*WHAT THE EXERCISE ASKS*
Copy, in full, each line of the material that holds the word "matplotlib".
* Begin PROVIDED ENTRIES *
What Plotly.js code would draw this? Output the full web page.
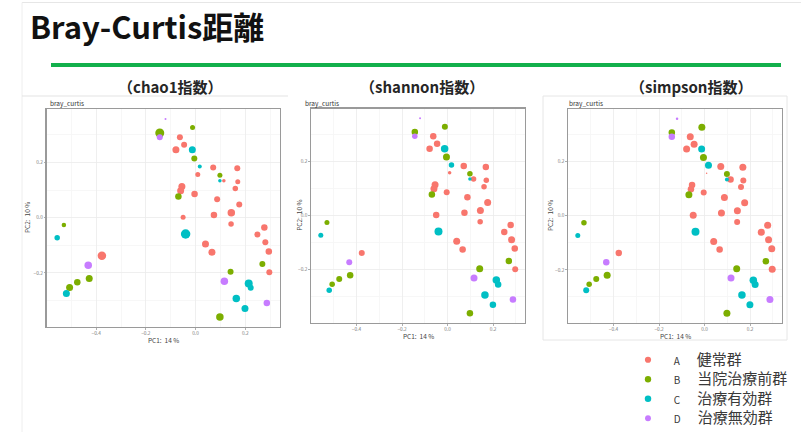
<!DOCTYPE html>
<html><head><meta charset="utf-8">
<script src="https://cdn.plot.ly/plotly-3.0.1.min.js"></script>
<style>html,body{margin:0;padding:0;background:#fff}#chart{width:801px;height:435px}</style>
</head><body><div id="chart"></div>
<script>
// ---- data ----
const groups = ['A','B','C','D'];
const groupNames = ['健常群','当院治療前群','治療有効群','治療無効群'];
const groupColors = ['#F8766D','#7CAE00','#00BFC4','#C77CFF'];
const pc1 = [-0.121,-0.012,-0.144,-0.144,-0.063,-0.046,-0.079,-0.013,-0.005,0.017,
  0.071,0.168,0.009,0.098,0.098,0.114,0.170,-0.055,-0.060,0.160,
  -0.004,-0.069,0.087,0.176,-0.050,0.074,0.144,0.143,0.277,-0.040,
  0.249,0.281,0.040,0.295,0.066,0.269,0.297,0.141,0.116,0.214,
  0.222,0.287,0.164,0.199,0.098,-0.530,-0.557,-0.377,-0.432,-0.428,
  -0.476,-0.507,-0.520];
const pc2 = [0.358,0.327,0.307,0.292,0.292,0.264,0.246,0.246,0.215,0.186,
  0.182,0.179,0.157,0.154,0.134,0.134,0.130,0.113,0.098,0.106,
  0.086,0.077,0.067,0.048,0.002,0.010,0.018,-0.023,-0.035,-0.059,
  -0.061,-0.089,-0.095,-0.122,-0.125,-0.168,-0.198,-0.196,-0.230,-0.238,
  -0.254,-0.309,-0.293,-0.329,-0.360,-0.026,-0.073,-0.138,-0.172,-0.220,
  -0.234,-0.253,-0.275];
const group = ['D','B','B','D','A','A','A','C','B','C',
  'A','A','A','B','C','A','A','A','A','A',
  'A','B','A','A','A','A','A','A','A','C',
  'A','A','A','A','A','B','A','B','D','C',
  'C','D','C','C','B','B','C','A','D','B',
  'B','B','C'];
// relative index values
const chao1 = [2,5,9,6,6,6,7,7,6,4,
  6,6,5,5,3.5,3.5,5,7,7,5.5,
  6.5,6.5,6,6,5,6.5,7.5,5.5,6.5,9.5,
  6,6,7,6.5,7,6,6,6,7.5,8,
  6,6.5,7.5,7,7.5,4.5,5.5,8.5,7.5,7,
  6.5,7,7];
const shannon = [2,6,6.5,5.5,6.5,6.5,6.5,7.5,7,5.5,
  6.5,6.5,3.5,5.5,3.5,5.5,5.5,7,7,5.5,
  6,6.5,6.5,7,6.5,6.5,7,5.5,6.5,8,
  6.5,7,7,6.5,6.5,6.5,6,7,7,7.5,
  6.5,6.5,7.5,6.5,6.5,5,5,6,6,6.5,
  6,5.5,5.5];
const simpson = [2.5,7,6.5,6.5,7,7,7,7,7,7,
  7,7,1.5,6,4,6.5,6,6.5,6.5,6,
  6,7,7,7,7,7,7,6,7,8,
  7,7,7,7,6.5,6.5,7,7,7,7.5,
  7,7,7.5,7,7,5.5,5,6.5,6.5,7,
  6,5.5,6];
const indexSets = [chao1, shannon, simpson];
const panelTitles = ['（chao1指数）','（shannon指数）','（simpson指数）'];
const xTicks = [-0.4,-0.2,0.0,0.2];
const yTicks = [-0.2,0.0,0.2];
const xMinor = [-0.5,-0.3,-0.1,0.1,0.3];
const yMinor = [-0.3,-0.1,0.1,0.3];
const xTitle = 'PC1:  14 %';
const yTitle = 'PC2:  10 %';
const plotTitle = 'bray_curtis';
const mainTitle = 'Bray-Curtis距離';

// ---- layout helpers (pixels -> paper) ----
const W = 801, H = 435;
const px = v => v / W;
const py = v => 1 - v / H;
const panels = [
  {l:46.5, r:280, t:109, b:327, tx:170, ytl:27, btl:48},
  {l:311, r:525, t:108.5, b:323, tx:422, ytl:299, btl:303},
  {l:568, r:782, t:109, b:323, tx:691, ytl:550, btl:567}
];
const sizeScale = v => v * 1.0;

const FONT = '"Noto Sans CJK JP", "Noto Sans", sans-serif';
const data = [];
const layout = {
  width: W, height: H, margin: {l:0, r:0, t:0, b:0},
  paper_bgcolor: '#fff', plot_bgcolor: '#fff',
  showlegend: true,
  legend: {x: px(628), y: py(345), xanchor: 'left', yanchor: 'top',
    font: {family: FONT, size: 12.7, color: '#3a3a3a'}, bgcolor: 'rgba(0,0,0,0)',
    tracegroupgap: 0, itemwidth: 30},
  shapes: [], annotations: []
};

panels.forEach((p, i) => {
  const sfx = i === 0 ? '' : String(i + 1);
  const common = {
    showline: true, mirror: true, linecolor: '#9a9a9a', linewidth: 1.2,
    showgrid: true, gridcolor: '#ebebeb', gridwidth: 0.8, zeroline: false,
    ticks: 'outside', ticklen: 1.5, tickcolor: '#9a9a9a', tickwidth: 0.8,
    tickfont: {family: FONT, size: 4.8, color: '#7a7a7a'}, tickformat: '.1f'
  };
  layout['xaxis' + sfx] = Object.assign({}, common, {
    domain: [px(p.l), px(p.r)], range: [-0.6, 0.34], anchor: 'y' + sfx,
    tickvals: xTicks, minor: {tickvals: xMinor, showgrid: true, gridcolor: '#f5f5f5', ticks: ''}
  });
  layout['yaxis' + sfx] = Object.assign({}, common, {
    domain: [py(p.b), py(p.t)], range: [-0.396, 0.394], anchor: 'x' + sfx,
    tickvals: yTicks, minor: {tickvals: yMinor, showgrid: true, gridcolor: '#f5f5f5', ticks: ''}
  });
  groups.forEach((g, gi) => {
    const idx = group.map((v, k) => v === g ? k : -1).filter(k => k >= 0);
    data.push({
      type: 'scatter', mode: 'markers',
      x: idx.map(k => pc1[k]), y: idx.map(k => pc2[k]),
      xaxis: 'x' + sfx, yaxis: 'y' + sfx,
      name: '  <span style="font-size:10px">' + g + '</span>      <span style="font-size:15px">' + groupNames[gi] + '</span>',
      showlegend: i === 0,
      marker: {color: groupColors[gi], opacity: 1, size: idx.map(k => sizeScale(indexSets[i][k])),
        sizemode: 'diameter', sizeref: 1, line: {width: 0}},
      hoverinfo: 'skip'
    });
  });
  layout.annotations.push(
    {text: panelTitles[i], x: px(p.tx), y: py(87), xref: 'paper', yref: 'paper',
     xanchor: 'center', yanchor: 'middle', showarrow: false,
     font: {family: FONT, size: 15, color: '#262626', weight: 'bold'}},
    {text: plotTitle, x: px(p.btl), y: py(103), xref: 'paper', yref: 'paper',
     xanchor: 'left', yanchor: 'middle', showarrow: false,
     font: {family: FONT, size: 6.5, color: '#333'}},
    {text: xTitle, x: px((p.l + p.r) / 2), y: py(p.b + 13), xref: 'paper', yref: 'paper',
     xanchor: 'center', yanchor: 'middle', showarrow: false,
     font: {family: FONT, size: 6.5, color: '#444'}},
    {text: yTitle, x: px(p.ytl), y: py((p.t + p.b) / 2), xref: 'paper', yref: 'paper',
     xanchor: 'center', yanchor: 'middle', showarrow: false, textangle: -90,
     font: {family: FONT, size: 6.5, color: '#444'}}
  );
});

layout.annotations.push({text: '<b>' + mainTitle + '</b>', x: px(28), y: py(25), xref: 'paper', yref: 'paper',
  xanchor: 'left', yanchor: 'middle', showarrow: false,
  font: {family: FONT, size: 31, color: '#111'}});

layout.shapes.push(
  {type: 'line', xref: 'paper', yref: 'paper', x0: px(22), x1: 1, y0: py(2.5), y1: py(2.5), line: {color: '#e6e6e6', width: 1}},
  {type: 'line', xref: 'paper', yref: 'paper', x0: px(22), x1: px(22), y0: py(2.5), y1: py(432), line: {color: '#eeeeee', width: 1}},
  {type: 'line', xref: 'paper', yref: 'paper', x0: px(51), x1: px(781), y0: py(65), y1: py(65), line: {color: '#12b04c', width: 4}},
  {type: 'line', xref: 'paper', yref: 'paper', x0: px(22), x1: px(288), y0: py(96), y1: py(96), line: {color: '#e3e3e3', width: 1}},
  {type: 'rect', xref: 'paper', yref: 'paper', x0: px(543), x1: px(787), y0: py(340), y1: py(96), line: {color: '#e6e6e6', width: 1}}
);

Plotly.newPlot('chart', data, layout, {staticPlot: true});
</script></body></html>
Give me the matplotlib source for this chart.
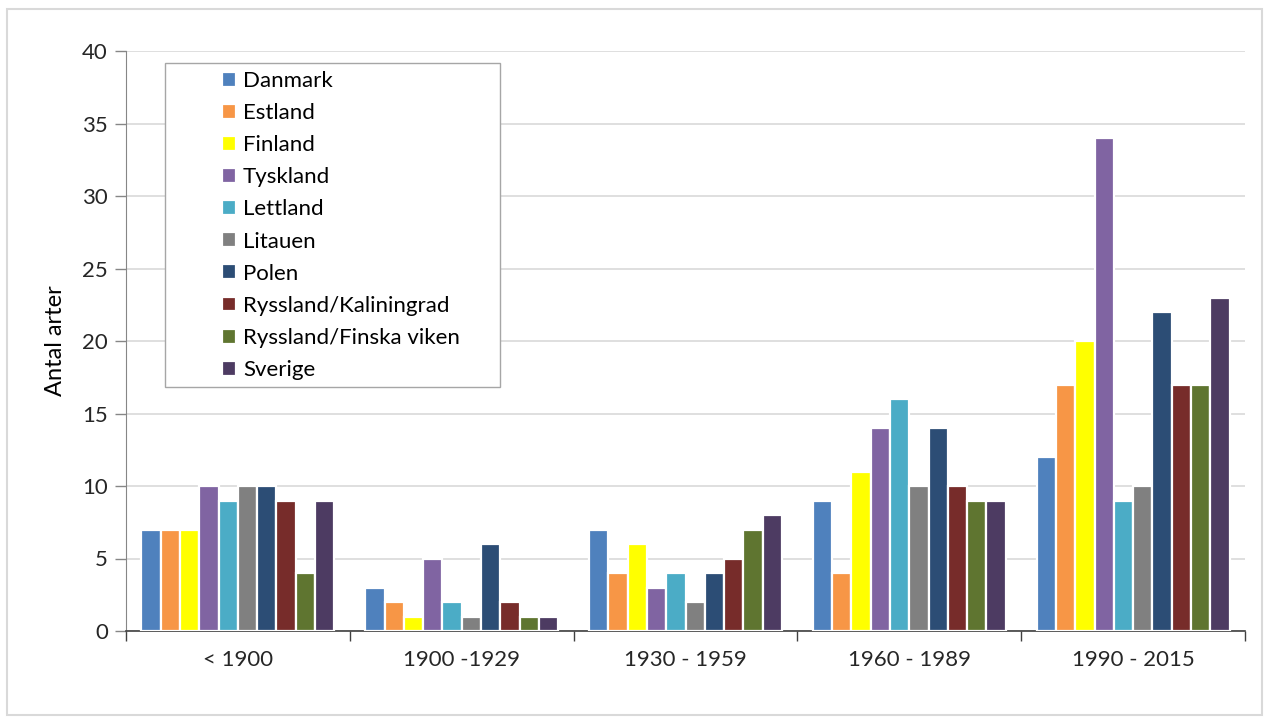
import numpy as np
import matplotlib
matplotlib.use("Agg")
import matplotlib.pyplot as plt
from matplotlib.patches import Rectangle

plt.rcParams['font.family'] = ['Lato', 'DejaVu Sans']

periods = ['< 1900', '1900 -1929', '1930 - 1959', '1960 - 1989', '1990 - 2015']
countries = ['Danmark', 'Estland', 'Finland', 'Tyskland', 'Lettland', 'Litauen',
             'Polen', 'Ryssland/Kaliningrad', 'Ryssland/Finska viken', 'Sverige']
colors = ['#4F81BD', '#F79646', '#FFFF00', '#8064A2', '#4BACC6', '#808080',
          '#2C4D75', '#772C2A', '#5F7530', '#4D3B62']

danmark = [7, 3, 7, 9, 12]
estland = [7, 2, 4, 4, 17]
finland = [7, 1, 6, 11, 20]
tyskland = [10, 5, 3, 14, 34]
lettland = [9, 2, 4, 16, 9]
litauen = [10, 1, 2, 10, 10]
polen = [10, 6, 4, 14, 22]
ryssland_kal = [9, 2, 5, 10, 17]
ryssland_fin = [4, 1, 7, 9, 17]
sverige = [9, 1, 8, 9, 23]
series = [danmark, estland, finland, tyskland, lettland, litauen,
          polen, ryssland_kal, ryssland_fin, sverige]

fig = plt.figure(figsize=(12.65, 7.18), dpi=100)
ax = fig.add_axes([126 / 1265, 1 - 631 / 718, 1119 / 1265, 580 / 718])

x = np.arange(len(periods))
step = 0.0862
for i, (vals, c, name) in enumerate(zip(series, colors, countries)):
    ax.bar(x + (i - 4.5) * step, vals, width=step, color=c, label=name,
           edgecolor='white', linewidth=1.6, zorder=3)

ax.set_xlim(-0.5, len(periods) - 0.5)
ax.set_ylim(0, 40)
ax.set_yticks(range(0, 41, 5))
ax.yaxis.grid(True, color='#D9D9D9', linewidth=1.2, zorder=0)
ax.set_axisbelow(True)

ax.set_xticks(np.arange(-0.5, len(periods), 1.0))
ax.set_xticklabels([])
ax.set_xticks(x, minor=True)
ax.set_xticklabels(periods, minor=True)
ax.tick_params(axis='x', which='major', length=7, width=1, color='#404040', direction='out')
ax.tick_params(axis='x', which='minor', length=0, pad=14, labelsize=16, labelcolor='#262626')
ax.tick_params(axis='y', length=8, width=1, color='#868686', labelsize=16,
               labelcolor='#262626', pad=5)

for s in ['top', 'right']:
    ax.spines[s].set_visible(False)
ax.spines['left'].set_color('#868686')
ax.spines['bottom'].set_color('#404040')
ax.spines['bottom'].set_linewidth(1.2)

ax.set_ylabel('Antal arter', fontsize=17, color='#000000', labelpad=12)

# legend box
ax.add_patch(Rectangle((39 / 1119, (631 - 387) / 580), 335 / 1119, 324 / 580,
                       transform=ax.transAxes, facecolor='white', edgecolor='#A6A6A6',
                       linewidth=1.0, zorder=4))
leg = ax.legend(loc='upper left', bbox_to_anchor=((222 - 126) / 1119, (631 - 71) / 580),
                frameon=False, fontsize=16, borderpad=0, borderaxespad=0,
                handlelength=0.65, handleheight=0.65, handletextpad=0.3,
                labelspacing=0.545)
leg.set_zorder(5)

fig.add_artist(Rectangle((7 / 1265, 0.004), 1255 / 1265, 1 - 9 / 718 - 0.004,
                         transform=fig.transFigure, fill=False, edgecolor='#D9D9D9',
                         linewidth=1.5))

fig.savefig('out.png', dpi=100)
* End PROVIDED ENTRIES *
*COMPLETE RESPONSE*
Give me the matplotlib source for this chart.
import matplotlib
matplotlib.use("Agg")
import matplotlib.pyplot as plt
from matplotlib.patches import Rectangle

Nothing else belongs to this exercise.